TASK OBJECTIVE
Everything in the listing except the pictures should be written out exactly.
# START OF DATA EXTRACT
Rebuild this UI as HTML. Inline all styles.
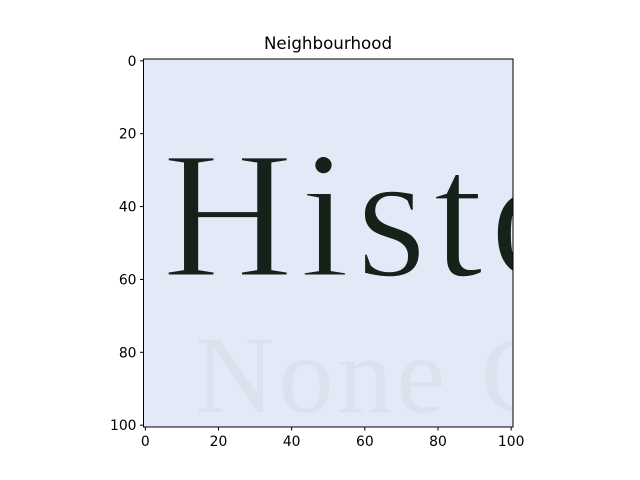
<!DOCTYPE html>
<html><head><meta charset="utf-8"><style>
body{margin:0;background:#fff;}
svg{display:block;font-family:"DejaVu Sans","Liberation Sans",sans-serif;}
</style></head><body>
<svg width="640" height="480" viewBox="0 0 640 480">
<defs><clipPath id="ax"><rect x="143.5" y="59" width="369.5" height="368"/></clipPath></defs>
<text x="328" y="49" font-size="16.7" text-anchor="middle">Neighbourhood</text>
<g clip-path="url(#ax)">
<rect x="143.5" y="59" width="369.5" height="368" fill="#e4e9f7"/>
<text x="162" y="276" font-family="Liberation Serif, serif" font-size="182" fill="#14221a" stroke="#e4e9f7" stroke-width="3" letter-spacing="6">Histo</text>
<text x="195" y="412" font-family="Liberation Serif, serif" font-size="110" fill="#dde1ee" letter-spacing="4">None C</text>
</g>
<rect x="143.5" y="59" width="369.5" height="368" fill="none" stroke="#000" stroke-width="1"/>
<g id="xt"></g>
<g id="yt"></g>
</svg>
<script>
const xTicks=[0,20,40,60,80,100];
const yTicks=[0,20,40,60,80,100];
const x0=143.5,x1=513,y0=59,y1=427,lo=-0.5,hi=100.5;
const sx=v=>x0+(v-lo)/(hi-lo)*(x1-x0);
const sy=v=>y0+(v-lo)/(hi-lo)*(y1-y0);
const NS="http://www.w3.org/2000/svg";
const xg=document.getElementById('xt'),yg=document.getElementById('yt');
xTicks.forEach(t=>{
 const l=document.createElementNS(NS,'line');
 
 
 l.setAttribute('x1',sx(t));l.setAttribute('x2',sx(t));l.setAttribute('y1',y1);l.setAttribute('y2',y1+3.5);l.setAttribute('stroke','#000');
 xg.appendChild(l);
 const tx=document.createElementNS(NS,'text');
 
 
 tx.setAttribute('x',sx(t));tx.setAttribute('y',y1+19);tx.setAttribute('font-size','13.9');tx.setAttribute('text-anchor','middle');
 tx.textContent=t;xg.appendChild(tx);
});
yTicks.forEach(t=>{
 const l=document.createElementNS(NS,'line');
 
 
 l.setAttribute('x1',x0-3.5);l.setAttribute('x2',x0);l.setAttribute('y1',sy(t));l.setAttribute('y2',sy(t));l.setAttribute('stroke','#000');
 yg.appendChild(l);
 const tx=document.createElementNS(NS,'text');
 
 
 tx.setAttribute('x',x0-7);tx.setAttribute('y',sy(t)+5);tx.setAttribute('font-size','13.9');tx.setAttribute('text-anchor','end');
 tx.textContent=t;yg.appendChild(tx);
});
</script>
</body></html>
# END OF DATA EXTRACT
EXERCISE ANSWER
Rebuild this UI as HTML. Inline all styles.
<!DOCTYPE html>
<html><head><meta charset="utf-8"><style>
body{margin:0;background:#fff;}
svg{display:block;font-family:"DejaVu Sans","Liberation Sans",sans-serif;}
</style></head><body>
<svg width="640" height="480" viewBox="0 0 640 480">
<defs><clipPath id="ax"><rect x="143.5" y="59" width="369.5" height="368"/></clipPath></defs>
<text x="328" y="49" font-size="16.7" text-anchor="middle">Neighbourhood</text>
<g clip-path="url(#ax)">
<rect x="143.5" y="59" width="369.5" height="368" fill="#e4e9f7"/>
<text x="162" y="276" font-family="Liberation Serif, serif" font-size="182" fill="#14221a" stroke="#e4e9f7" stroke-width="3" letter-spacing="6">Histo</text>
<text x="195" y="412" font-family="Liberation Serif, serif" font-size="110" fill="#dde1ee" letter-spacing="4">None C</text>
</g>
<rect x="143.5" y="59" width="369.5" height="368" fill="none" stroke="#000" stroke-width="1"/>
<g id="xt"></g>
<g id="yt"></g>
</svg>
<script>
const xTicks=[0,20,40,60,80,100];
const yTicks=[0,20,40,60,80,100];
const x0=143.5,x1=513,y0=59,y1=427,lo=-0.5,hi=100.5;
const sx=v=>x0+(v-lo)/(hi-lo)*(x1-x0);
const sy=v=>y0+(v-lo)/(hi-lo)*(y1-y0);
const NS="http://www.w3.org/2000/svg";
const xg=document.getElementById('xt'),yg=document.getElementById('yt');
xTicks.forEach(t=>{
 const l=document.createElementNS(NS,'line');
 
 
 l.setAttribute('x1',sx(t));l.setAttribute('x2',sx(t));l.setAttribute('y1',y1);l.setAttribute('y2',y1+3.5);l.setAttribute('stroke','#000');
 xg.appendChild(l);
 const tx=document.createElementNS(NS,'text');
 
 
 tx.setAttribute('x',sx(t));tx.setAttribute('y',y1+19);tx.setAttribute('font-size','13.9');tx.setAttribute('text-anchor','middle');
 tx.textContent=t;xg.appendChild(tx);
});
yTicks.forEach(t=>{
 const l=document.createElementNS(NS,'line');
 
 
 l.setAttribute('x1',x0-3.5);l.setAttribute('x2',x0);l.setAttribute('y1',sy(t));l.setAttribute('y2',sy(t));l.setAttribute('stroke','#000');
 yg.appendChild(l);
 const tx=document.createElementNS(NS,'text');
 
 
 tx.setAttribute('x',x0-7);tx.setAttribute('y',sy(t)+5);tx.setAttribute('font-size','13.9');tx.setAttribute('text-anchor','end');
 tx.textContent=t;yg.appendChild(tx);
});
</script>
</body></html>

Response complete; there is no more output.